Proposal: Structural Response to Sect-Type Organizations and Pre-Threshold Threats


In recent decades, a class of organizations has emerged that does not conform to traditional criminal or military classifications. These entities—hereafter referred to as “sect-type organizations”—operate through distributed, legally compliant structures during peacetime, while maintaining the latent capacity for rapid consolidation and coordinated action upon gaining political, institutional, or administrative access.


Their defining characteristic is not secrecy, but **pre-operational readiness**. Personnel are cultivated over extended periods, often outside formal state control, with ideological alignment and functional specialization. These human resources act as modular assets, capable of insertion into electoral systems, bureaucratic layers, and public-facing institutions without triggering conventional legal thresholds.


In such a structure, functions typically associated with a unified command—propaganda, recruitment, education, logistics, and enforcement—are deliberately fragmented. However, these components are designed to integrate seamlessly under conditions of stress or opportunity, forming what may be described as a **parallel state architecture**. Importantly, prior to activation, each component remains within the bounds of legality, rendering detection and intervention difficult under existing legal frameworks.


Historically, law enforcement has relied on the identification of discrete criminal acts. However, in the case of sect-type organizations, this approach proves insufficient. By the time prosecutable illegality emerges, the organization has often already achieved a level of systemic penetration that renders intervention ineffective. This creates a structural delay inherent in legality-based defense models.


As a result, a persistent gap has formed between **recognized threat awareness** and **actionable legal authority**.


From a constitutional perspective, this gap is frequently justified by the protection of fundamental freedoms, including freedom of thought, belief, and association. However, in practice, this has led to a paradox: while the state may possess sufficient situational awareness of coordinated, hostile, or invasive organizational behavior, it remains constrained from acting until such behavior manifests as isolated criminal incidents.


This condition constitutes what may be interpreted as **state inaction under awareness**.


The present proposal introduces a reversal of the conventional evaluation model.

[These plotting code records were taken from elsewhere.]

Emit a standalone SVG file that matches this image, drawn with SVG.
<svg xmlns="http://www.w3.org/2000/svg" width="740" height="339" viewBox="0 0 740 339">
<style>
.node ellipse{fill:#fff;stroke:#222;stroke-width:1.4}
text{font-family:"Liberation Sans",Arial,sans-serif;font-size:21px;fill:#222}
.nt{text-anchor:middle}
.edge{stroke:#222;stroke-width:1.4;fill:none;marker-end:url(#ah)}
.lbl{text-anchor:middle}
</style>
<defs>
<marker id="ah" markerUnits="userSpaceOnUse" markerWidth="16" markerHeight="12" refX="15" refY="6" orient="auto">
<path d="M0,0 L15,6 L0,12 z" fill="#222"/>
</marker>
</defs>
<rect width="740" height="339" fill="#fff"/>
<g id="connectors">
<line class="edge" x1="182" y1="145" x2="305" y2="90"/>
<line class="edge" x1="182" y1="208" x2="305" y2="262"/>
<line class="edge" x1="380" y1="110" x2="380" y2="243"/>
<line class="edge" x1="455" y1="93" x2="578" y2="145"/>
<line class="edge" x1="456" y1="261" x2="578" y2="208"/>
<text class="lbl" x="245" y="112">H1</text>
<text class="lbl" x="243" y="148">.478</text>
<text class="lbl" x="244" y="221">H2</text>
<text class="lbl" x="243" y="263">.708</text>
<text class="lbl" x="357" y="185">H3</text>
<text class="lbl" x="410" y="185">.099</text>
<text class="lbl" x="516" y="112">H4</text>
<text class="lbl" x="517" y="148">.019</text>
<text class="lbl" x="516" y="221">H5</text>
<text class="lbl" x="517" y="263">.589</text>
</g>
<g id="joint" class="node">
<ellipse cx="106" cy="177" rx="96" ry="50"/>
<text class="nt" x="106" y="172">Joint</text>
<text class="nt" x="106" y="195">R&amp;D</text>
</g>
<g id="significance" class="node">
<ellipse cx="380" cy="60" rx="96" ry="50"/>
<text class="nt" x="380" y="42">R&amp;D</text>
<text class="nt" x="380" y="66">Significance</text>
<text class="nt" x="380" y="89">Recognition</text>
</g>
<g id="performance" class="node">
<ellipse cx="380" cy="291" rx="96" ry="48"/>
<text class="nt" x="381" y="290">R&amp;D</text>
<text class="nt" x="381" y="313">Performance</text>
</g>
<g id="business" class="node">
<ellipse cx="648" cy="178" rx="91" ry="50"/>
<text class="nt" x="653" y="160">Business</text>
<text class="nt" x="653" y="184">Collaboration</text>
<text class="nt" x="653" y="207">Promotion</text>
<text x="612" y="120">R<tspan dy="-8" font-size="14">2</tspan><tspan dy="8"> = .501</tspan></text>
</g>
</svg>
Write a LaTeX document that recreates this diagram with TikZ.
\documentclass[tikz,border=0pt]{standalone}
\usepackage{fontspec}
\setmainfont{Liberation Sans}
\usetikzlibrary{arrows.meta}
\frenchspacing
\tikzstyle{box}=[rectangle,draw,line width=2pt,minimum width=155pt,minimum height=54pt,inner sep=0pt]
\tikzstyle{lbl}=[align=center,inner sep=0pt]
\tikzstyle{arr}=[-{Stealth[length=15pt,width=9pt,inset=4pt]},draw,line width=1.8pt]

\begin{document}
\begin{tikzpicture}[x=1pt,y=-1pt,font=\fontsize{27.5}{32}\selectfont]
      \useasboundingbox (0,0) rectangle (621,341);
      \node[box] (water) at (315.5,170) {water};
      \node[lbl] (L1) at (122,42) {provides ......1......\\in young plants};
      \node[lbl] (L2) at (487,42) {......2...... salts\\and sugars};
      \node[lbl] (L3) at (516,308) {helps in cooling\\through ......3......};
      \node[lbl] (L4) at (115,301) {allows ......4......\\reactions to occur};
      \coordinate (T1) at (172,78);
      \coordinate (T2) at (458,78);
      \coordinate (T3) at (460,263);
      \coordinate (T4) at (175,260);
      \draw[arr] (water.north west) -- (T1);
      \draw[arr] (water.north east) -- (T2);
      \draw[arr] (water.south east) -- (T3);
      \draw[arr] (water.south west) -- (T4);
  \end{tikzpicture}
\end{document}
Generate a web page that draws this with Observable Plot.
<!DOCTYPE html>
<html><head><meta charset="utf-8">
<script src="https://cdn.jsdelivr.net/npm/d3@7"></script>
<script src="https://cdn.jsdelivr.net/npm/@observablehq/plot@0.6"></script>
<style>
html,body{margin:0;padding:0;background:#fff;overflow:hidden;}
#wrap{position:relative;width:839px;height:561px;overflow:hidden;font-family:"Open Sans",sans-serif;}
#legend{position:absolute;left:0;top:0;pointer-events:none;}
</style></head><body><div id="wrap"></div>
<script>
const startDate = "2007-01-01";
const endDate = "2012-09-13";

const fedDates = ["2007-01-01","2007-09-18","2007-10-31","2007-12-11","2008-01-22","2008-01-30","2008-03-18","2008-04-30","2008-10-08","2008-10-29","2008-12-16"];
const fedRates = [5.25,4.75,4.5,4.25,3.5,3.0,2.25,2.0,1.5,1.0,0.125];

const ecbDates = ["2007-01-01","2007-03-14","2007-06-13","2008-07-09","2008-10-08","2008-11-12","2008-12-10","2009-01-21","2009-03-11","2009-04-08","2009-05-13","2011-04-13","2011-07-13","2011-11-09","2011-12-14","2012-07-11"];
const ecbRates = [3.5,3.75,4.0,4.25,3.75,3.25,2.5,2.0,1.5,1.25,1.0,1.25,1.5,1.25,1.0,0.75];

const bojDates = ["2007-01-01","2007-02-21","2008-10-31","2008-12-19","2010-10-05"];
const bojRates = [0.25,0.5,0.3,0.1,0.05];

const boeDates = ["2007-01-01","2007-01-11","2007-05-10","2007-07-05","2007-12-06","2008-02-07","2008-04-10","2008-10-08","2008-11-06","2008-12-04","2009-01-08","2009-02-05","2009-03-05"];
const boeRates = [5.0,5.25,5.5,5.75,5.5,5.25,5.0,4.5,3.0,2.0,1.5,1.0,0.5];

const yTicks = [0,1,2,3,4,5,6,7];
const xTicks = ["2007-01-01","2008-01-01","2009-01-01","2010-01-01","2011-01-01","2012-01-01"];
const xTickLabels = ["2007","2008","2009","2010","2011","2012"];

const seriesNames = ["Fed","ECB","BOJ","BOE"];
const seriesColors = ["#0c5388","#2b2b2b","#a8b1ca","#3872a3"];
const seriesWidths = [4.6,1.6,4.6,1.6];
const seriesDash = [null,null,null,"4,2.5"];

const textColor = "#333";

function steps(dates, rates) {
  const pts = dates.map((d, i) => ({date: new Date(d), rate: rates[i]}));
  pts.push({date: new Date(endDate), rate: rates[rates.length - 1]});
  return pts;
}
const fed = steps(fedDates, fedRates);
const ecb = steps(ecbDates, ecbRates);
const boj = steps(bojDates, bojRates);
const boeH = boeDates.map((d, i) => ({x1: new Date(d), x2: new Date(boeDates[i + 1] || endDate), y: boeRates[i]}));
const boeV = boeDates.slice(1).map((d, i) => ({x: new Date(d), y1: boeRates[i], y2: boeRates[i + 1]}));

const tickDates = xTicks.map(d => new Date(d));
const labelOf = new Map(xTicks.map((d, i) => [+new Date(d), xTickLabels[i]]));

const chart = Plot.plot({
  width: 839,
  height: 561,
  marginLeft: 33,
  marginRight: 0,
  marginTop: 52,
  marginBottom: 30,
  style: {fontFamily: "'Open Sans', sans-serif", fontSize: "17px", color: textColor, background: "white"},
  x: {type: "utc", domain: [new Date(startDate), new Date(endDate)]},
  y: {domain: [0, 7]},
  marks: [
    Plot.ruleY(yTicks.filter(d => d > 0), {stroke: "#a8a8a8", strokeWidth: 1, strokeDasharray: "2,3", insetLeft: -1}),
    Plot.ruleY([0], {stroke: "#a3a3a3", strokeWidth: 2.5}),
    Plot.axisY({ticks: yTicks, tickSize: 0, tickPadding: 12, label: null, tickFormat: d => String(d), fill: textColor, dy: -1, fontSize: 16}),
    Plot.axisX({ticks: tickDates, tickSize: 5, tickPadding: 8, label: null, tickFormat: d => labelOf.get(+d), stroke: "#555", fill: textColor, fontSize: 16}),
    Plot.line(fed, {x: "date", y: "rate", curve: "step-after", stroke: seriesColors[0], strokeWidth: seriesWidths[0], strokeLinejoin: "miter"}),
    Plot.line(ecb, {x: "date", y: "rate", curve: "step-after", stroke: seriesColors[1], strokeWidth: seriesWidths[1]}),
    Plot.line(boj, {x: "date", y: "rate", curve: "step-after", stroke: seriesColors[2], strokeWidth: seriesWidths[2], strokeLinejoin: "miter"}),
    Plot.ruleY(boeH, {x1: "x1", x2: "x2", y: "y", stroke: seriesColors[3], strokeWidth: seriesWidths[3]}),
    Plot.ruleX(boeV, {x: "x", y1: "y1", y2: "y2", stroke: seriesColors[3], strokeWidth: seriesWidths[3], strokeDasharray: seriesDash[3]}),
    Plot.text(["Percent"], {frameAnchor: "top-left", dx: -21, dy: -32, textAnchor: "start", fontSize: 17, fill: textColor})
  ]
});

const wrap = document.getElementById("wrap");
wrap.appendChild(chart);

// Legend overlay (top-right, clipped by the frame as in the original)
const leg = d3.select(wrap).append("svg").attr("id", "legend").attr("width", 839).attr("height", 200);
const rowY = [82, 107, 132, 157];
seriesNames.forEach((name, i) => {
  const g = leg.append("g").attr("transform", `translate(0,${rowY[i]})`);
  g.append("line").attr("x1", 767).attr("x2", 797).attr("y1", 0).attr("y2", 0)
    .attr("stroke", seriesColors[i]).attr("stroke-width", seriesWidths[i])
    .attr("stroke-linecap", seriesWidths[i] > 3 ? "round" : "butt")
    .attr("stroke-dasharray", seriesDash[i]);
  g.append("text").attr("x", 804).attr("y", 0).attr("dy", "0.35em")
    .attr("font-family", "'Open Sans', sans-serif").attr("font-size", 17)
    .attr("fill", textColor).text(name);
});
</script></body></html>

Rather than assessing threats based solely on observable illegality, it proposes evaluating **activation potential upon acquisition of power**, and tracing backward to identify preparatory structures.


Under this framework, the failure of a state to act—despite credible recognition of organized, pre-operational threat structures—should be formally classified as a form of **state omission (inaction liability)** in the domain of national security.


This reinterpretation allows for the establishment of a **preventive oversight doctrine**, which does not target belief or ideology itself, but rather the measurable convergence of the following conditions:


* Structured personnel development aligned toward coordinated action

* Distributed yet interoperable functional units (propaganda, logistics, influence)

* Demonstrable readiness for rapid institutional integration

* Behavioral patterns indicating synchronized, non-random activity across domains


Where these criteria are met, a limited and regulated framework for **pre-threshold investigation and monitoring** becomes not only permissible, but necessary.


Such a framework does not negate constitutional protections; rather, it redefines their operational boundary in the context of modern, non-kinetic threats. The objective is not suppression of thought, but **early detection of system-level risk formations** that cannot be addressed through post-facto criminal prosecution alone.


To ensure legitimacy and prevent abuse, this mechanism should be accompanied by:


* Multi-agency oversight, including judicial and independent review bodies

* Transparent criteria for designation and de-designation of monitored entities

* Strict proportionality in surveillance scope and duration

* International coordination frameworks for cross-border organizational structures


Furthermore, the integration of technological capabilities—particularly in continuous behavioral monitoring of networked environments—will be essential. This implies the development of state-supported infrastructure capable of identifying anomalous coordination patterns without reliance on singular incident triggers.

In conclusion, the evolution of sect-type organizational models necessitates a corresponding evolution in legal and institutional response. The reliance on criminal thresholds as the sole basis for action is no longer sufficient.


A shift toward preventive, structure-based evaluation, combined with the recognition of state inaction as a liability, provides a viable path forward.


Such a framework enables timely intervention while preserving the integrity of constitutional principles, ensuring that the state remains capable of responding to threats that emerge not through overt acts, but through preparedness itself.